Cuando muere una figura pública, la narrativa dominante suele ser blanda, ceremonial, políticamente correcta. Se repiten las mismas frases vacías: “hombre de paz”, “puente entre culturas”, “voz de los humildes”. Pero detrás de la imagen de Francisco como el “Papa bueno” hubo decisiones, gestos y silencios que pintan un cuadro muy distinto.
Bergoglio no fue neutral. No fue “sólo un religioso”. Fue un hombre profundamente político, con una visión del mundo clara, definida y peligrosa: colectivista, anti-individualista, y funcional al poder autoritario.
El problema no fue que se haya reunido con dictadores. Todo líder global lo hace. El problema es cómo se reunía con ellos. Cómo los trataba. Cómo elegía cuándo hablar, cuándo callar y a quién condenar. A Nicolás Maduro, un tirano responsable del colapso económico y la miseria de millones, lo llamó “hermano”. A Fidel Castro, símbolo del autoritarismo latinoamericano, le regaló libros. A los kirchneristas los abrazó. A Cristina, en particular, la trató con una calidez que nunca tuvo con las víctimas del sistema que ella ayudó a crear.

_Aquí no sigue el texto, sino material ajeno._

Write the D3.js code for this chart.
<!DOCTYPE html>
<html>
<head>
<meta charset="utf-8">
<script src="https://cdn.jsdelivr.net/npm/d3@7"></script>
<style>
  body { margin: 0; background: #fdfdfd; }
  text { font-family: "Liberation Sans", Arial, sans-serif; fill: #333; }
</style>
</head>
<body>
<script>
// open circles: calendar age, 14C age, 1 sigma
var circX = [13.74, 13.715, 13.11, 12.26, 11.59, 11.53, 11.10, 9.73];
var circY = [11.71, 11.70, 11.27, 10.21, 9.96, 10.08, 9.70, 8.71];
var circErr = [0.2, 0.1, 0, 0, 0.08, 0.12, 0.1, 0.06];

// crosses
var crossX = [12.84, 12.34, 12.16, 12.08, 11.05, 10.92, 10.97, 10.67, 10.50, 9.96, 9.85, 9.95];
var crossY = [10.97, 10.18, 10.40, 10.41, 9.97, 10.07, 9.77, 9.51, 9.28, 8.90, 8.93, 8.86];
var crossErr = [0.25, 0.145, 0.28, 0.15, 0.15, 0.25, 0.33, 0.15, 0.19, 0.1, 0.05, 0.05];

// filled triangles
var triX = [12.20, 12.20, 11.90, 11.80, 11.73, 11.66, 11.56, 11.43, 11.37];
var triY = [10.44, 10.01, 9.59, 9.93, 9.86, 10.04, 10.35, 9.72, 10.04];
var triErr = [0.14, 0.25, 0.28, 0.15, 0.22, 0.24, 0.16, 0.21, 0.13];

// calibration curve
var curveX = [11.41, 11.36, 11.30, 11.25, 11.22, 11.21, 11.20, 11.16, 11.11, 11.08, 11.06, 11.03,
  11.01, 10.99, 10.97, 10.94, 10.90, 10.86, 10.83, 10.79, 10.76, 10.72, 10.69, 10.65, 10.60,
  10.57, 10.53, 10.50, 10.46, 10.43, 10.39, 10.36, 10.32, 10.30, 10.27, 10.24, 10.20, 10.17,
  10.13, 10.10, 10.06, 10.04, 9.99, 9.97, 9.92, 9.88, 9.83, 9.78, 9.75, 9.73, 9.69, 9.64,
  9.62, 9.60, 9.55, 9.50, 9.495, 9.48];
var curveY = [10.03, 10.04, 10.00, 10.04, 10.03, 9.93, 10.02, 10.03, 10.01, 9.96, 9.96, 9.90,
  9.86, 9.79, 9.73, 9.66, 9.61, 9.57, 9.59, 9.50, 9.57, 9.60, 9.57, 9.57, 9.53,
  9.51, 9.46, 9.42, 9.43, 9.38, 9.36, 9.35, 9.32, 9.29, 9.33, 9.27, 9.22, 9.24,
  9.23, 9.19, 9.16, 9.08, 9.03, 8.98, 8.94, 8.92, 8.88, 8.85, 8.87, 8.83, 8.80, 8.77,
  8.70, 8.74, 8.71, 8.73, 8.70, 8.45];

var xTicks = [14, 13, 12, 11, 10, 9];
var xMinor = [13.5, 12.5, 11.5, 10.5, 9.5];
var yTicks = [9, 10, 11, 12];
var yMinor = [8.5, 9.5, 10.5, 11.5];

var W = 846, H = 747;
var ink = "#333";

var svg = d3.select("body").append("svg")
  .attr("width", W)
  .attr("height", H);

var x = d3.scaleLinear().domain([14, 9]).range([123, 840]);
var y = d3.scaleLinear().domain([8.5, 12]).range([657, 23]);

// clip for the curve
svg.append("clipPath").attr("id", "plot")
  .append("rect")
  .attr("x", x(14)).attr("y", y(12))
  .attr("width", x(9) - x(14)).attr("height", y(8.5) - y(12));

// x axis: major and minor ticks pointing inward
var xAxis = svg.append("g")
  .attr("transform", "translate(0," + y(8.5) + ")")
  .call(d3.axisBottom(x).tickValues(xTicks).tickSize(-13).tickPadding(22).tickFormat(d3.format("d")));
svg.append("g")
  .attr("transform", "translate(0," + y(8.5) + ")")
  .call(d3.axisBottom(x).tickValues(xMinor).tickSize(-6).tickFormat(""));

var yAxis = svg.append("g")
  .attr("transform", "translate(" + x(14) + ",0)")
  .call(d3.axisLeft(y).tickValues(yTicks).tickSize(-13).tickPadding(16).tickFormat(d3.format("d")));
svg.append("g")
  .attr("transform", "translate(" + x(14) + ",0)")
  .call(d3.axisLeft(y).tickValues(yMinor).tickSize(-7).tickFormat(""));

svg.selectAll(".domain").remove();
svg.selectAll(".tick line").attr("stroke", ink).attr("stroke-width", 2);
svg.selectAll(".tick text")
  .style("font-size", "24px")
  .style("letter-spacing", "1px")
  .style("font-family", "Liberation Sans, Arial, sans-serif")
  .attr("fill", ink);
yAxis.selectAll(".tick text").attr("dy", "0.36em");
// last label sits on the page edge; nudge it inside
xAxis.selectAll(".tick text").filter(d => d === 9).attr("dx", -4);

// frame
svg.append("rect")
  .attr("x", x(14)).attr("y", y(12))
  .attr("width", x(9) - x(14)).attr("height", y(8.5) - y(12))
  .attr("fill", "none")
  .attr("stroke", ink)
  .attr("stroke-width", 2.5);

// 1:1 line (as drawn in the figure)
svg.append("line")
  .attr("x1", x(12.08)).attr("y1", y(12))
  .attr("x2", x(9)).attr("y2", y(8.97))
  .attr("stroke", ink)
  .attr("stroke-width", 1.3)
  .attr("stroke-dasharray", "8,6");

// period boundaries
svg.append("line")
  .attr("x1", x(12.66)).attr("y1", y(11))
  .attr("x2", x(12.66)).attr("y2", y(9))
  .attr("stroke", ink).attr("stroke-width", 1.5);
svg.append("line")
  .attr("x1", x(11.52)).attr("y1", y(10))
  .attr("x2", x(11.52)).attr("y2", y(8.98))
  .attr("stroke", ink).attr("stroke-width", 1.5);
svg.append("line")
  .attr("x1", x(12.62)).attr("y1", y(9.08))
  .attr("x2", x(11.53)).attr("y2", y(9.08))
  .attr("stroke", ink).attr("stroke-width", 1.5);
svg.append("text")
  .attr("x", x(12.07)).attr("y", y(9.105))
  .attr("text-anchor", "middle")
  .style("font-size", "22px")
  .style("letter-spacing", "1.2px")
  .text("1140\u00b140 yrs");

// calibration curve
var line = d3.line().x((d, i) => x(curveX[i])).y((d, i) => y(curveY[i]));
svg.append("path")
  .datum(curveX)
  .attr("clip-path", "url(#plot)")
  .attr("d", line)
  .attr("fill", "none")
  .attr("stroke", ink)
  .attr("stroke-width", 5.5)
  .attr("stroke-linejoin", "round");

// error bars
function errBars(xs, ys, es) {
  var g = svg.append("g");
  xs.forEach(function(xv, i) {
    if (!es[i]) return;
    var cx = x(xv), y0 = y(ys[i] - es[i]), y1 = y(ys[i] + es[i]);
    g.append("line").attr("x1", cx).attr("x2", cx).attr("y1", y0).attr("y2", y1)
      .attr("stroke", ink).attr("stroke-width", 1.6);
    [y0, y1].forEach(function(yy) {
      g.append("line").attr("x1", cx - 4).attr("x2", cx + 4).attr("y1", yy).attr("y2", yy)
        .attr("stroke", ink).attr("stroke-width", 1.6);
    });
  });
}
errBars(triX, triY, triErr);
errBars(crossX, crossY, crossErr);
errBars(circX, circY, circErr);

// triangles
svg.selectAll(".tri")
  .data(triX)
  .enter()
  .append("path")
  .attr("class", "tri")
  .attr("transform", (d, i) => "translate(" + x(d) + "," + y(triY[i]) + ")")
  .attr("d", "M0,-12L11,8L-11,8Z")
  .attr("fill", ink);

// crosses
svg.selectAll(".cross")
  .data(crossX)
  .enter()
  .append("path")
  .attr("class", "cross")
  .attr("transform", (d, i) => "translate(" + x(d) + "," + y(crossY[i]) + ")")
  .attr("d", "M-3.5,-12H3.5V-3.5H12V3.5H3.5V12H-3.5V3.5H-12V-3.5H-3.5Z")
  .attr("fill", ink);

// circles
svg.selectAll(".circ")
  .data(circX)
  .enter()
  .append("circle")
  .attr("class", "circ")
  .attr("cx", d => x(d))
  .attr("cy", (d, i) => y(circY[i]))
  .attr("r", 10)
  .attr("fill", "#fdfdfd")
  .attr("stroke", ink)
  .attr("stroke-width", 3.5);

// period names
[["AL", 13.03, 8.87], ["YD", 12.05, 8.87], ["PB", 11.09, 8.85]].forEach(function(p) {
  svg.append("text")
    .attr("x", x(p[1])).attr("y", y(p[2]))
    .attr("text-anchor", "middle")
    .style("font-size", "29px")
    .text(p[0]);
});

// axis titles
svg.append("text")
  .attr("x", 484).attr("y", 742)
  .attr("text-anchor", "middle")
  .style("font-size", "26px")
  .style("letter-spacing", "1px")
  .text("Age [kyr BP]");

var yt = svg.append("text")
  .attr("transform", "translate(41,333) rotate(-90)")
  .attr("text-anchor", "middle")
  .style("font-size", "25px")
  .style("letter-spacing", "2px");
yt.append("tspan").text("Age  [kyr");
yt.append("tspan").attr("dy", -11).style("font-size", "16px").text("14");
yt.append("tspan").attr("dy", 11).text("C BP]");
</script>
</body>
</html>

Y mientras tanto, cuando millones de venezolanos huían del hambre, cuando los cubanos salían a la calle a gritar “libertad” y eran silenciados a golpes, cuando los argentinos sufrían inflación, corrupción e inseguridad, el Papa miraba para otro lado. O, peor, hablaba de que el “capitalismo mata”, que hay que “repartir mejor”, que “el mercado no puede ser el dios”.
Sus discursos estaban impregnados de un mensaje colectivista disfrazado de compasión. Siempre del lado del “pueblo”, pero nunca del lado del individuo. Siempre hablando del amor, pero negando la libertad. Su visión del mundo no se basaba en la responsabilidad personal, ni en el mérito, ni en la autonomía del ser humano. Se basaba en el Estado como salvador, en la redistribución como justicia, y en una sospecha permanente hacia todo lo que huela a propiedad privada, éxito o ambición.

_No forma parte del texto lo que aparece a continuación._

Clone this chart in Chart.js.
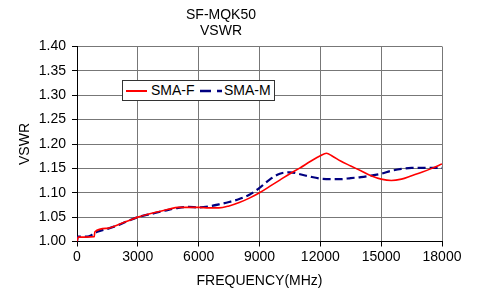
<!DOCTYPE html>
<html>
<head>
<meta charset="utf-8">
<script src="https://cdn.jsdelivr.net/npm/chart.js@4"></script>
<style>
    html, body { margin: 0; padding: 0; background: #fff; }
    #wrap { position: relative; width: 479px; height: 289px; }
    #legend {
        position: absolute; left: 122px; top: 80px; width: 151px; height: 19px;
        background: #fff; border: 1px solid #333;
        font: 14px "Liberation Sans", Arial, sans-serif; color: #000;
    }
    #legend span { position: absolute; top: 1px; }
    #legend svg { position: absolute; top: 0; left: 0; }
</style>
</head>
<body>
<div id="wrap">
    <canvas id="chart" width="479" height="289"></canvas>
    <div id="legend">
        <svg width="151" height="19">
            <line x1="3" y1="10" x2="24" y2="10" stroke="#ff0000" stroke-width="2"/>
            <line x1="77" y1="10" x2="99" y2="10" stroke="#000080" stroke-width="2.5" stroke-dasharray="11,6"/>
        </svg>
        <span style="left:28px">SMA-F</span>
        <span style="left:101px">SMA-M</span>
    </div>
</div>
<script>
document.addEventListener('DOMContentLoaded', () => {
    // frequency (MHz) / VSWR readings
    const freqF = [0, 60, 400, 850, 880, 1500, 2000, 2500, 3000, 3500, 4000, 4500, 5000, 5500, 6000,
        6500, 7000, 7500, 8000, 8500, 9000, 9500, 10000, 10500, 11000, 11500, 12000, 12300, 12600,
        13000, 13500, 14000, 14500, 15000, 15500, 16000, 16500, 17000, 17500, 18000];
    const vswrF = [1.000, 1.009, 1.009, 1.010, 1.020, 1.027, 1.034, 1.042, 1.050, 1.056, 1.061, 1.066, 1.070, 1.070, 1.070,
        1.069, 1.069, 1.073, 1.080, 1.089, 1.100, 1.113, 1.126, 1.139, 1.151, 1.164, 1.176, 1.181, 1.175,
        1.165, 1.155, 1.145, 1.135, 1.128, 1.125, 1.128, 1.135, 1.142, 1.150, 1.159];

    const freqM = [0, 40, 500, 800, 1000, 1500, 2000, 2500, 3000, 3500, 4000, 4500, 5000, 5500, 6000,
        6500, 7000, 7500, 8000, 8500, 9000, 9500, 10000, 10500, 11000, 11500, 12000, 12500, 13000,
        13500, 14000, 14500, 15000, 15500, 16000, 16500, 17000, 18000];
    const vswrM = [1.000, 1.010, 1.010, 1.015, 1.020, 1.026, 1.033, 1.042, 1.050, 1.055, 1.060, 1.065, 1.069, 1.071, 1.070,
        1.072, 1.076, 1.081, 1.087, 1.096, 1.110, 1.127, 1.139, 1.142, 1.138, 1.133, 1.129, 1.128, 1.128,
        1.130, 1.132, 1.135, 1.139, 1.145, 1.149, 1.151, 1.151, 1.151];

    const titleLines = ['SF-MQK50', 'VSWR'];
    const font = { family: '"Liberation Sans", Arial, sans-serif', size: 14 };

    const toPoints = (xs, ys) => xs.map((x, i) => ({ x: x, y: ys[i] }));

    new Chart(document.getElementById('chart'), {
        type: 'line',
        data: {
            datasets: [{
                label: 'SMA-F',
                data: toPoints(freqF, vswrF),
                borderColor: '#ff0000',
                borderWidth: 1.6,
                pointRadius: 0,
                cubicInterpolationMode: 'monotone'
            }, {
                label: 'SMA-M',
                data: toPoints(freqM, vswrM),
                borderColor: '#000080',
                borderWidth: 2.2,
                borderDash: [8, 4],
                pointRadius: 0,
                cubicInterpolationMode: 'monotone'
            }]
        },
        options: {
            responsive: false,
            animation: false,
            layout: { padding: { left: 0, right: 37, top: 0, bottom: 0 } },
            plugins: {
                legend: { display: false },
                tooltip: { enabled: false },
                title: {
                    display: true,
                    text: titleLines,
                    color: '#000',
                    font: { family: font.family, size: 14, weight: 'normal', lineHeight: 1.15 },
                    padding: { top: 7, bottom: 7.3 }
                }
            },
            scales: {
                x: {
                    type: 'linear',
                    min: 0, max: 18000,
                    ticks: { stepSize: 3000, color: '#000', font: font, padding: 2, maxRotation: 0, callback: (v) => String(v) },
                    grid: { color: '#777', tickLength: 5, tickColor: '#000' },
                    border: { color: '#000', width: 1 },
                    title: { display: true, text: 'FREQUENCY(MHz)', color: '#000', font: { ...font, lineHeight: 1.15 }, padding: { top: 0, bottom: 0 } },
                    afterFit: (scale) => { scale.height = 47.5; }
                },
                y: {
                    min: 1.0, max: 1.4,
                    ticks: { stepSize: 0.05, color: '#000', font: font, padding: 6, callback: (v) => v.toFixed(2) },
                    grid: { color: '#777', tickLength: 5, tickColor: '#000' },
                    border: { color: '#000', width: 1 },
                    title: { display: true, text: 'VSWR', color: '#000', font: { ...font, lineHeight: 1.15 }, padding: { top: 17, bottom: 0 } },
                    afterFit: (scale) => { scale.width = 77; }
                }
            }
        }
    });
});
</script>
</body>
</html>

No es casualidad que Francisco haya sido el Papa favorito de los regímenes populistas. Porque su mensaje encajaba perfecto con el discurso de control: “el que tiene, debe dar”; “el que sufre, es víctima del sistema”; “la desigualdad es un problema moral”. Y no. La desigualdad no es inmoral. Lo inmoral es la pobreza causada por gobiernos que impiden crear riqueza. Lo inmoral es exprimir al que produce para sostener al que vive del otro. Lo inmoral es callar frente a los abusos del poder, sólo porque ese poder se dice “del pueblo”.

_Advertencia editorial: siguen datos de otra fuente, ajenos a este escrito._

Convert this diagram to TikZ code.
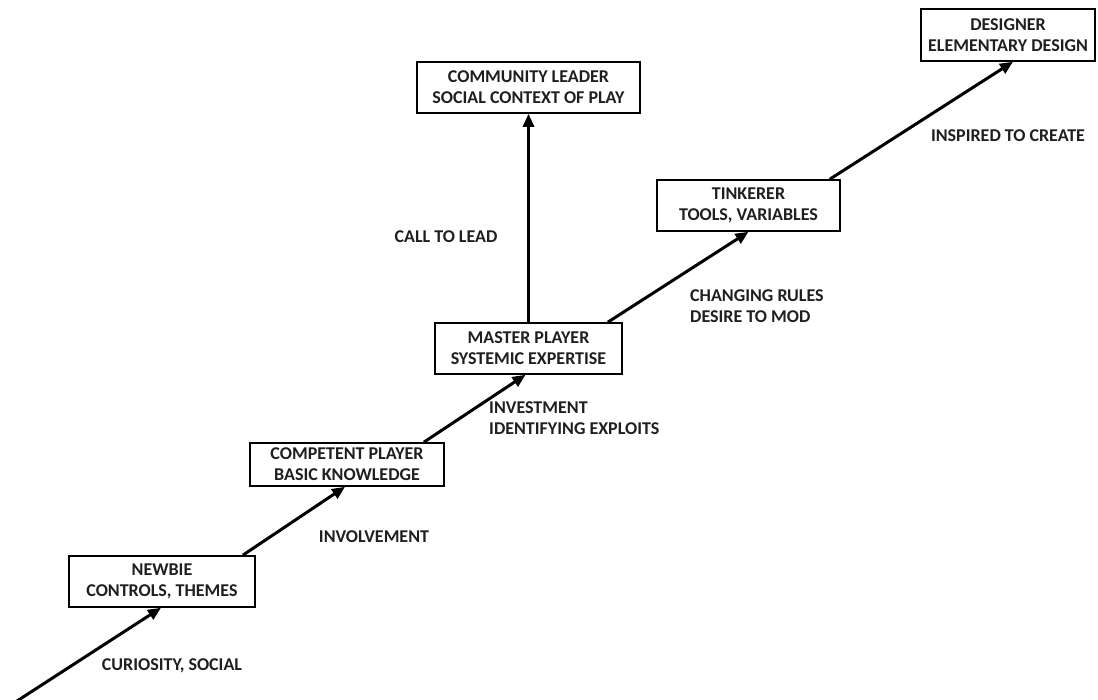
\documentclass[tikz,border=0pt]{standalone}
\usepackage{fontspec}
\setmainfont{Carlito}
\usetikzlibrary{arrows.meta,calc}

\tikzset{
  x=1pt, y=1pt,
  stage/.style={draw=black, line width=1.6pt, fill=white, align=center,
    inner sep=0pt, font=\bfseries\fontsize{18}{21}\selectfont,
    text=black!88},
  lbl/.style={align=left, inner sep=0pt,
    font=\bfseries\fontsize{18}{21}\selectfont, text=black!88},
  flow/.style={line width=3pt, -{Triangle[length=13pt,width=11pt]}}
}

\begin{document}
\begin{tikzpicture}
\useasboundingbox (0,0) rectangle (1098,699);

% stage boxes
\node[stage, minimum width=186, minimum height=51] (newbie) at (162,117.5)
  {NEWBIE\\CONTROLS, THEMES};
\node[stage, minimum width=194, minimum height=43] (competent) at (347,234.5)
  {COMPETENT PLAYER\\BASIC KNOWLEDGE};
\node[stage, minimum width=187, minimum height=51] (master) at (528.5,350.5)
  {MASTER PLAYER\\SYSTEMIC EXPERTISE};
\node[stage, minimum width=223, minimum height=51] (community) at (528.5,611.5)
  {COMMUNITY LEADER\\SOCIAL CONTEXT OF PLAY};
\node[stage, minimum width=183, minimum height=51] (tinkerer) at (748.5,493.5)
  {TINKERER\\TOOLS, VARIABLES};
\node[stage, minimum width=174, minimum height=52] (designer) at (1008,664)
  {DESIGNER\\ELEMENTARY DESIGN};

% connectors
\coordinate (origin) at (17,-2);
\draw[flow] (origin) -- ($(newbie.south)+(-1,0)$);
\draw[flow] ($(newbie.north east)+(-13,0)$) -- ($(competent.south)+(-2,0)$);
\draw[flow] ($(competent.north east)+(-21,0)$) -- ($(master.south)+(-3,0)$);
\draw[flow] (master.north) -- (community.south);
\draw[flow] ($(master.north east)+(-15,0)$) -- (tinkerer.south);
\draw[flow] ($(tinkerer.north east)+(-11,0)$) -- ($(designer.south)+(5,0)$);

% transition labels
\node[lbl] (l1) at (172,33) {CURIOSITY, SOCIAL};
\node[lbl] (l2) at (374,162) {INVOLVEMENT};
\node[lbl, anchor=west] (l3) at (489,281) {INVESTMENT\\IDENTIFYING EXPLOITS};
\node[lbl] (l4) at (446,462) {CALL TO LEAD};
\node[lbl, anchor=west] (l5) at (690,393) {CHANGING RULES\\DESIRE TO MOD};
\node[lbl] (l6) at (1008,563) {INSPIRED TO CREATE};
\end{tikzpicture}
\end{document}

Y es importante dejar esto claro porque si no, la historia lo va a pintar como lo que no fue: un líder neutral, pacificador, conciliador. Francisco tomó partido, y no fue el de la libertad. Su pontificado fue una larga secuencia de gestos ideológicos, de silencios cómodos, y de complicidades encubiertas. No sólo con regímenes, sino con ideas profundamente contrarias a la dignidad del ser humano como individuo libre.
Se puede ser cristiano y defensor de la libertad. De hecho, muchos lo fueron a lo largo de la historia. Pero Francisco usó la fe como herramienta política. Y no para liberar, sino para someter. No para inspirar responsabilidad, sino para justificar dependencia.
Hoy murió el Papa. Y no, no todos lloran. Algunos —los que valoramos la verdad, la libertad, la propiedad y el mérito— sólo esperamos que la Iglesia, como institución, pueda recuperar su brújula moral. Que deje de jugar a la política de lo correcto. Que se anime, otra vez, a defender la libertad con convicción. Que vuelva a ponerse del lado de los que construyen, no de los que destruyen. Del lado de los que asumen su destino, no de los que lo entregan al Estado.
El legado de Francisco será recordado. Pero no como el de un líder valiente, ni como el de un defensor de la verdad. Sino como el de un hombre que eligió congraciarse con los opresores y disfrazar el autoritarismo con la retórica del amor.
Y eso, más que tristeza, deja una enseñanza. Una que no se aprende en los templos, sino en la historia:
La libertad no se defiende con palabras bonitas. Se defiende con coraje. Y con claridad moral.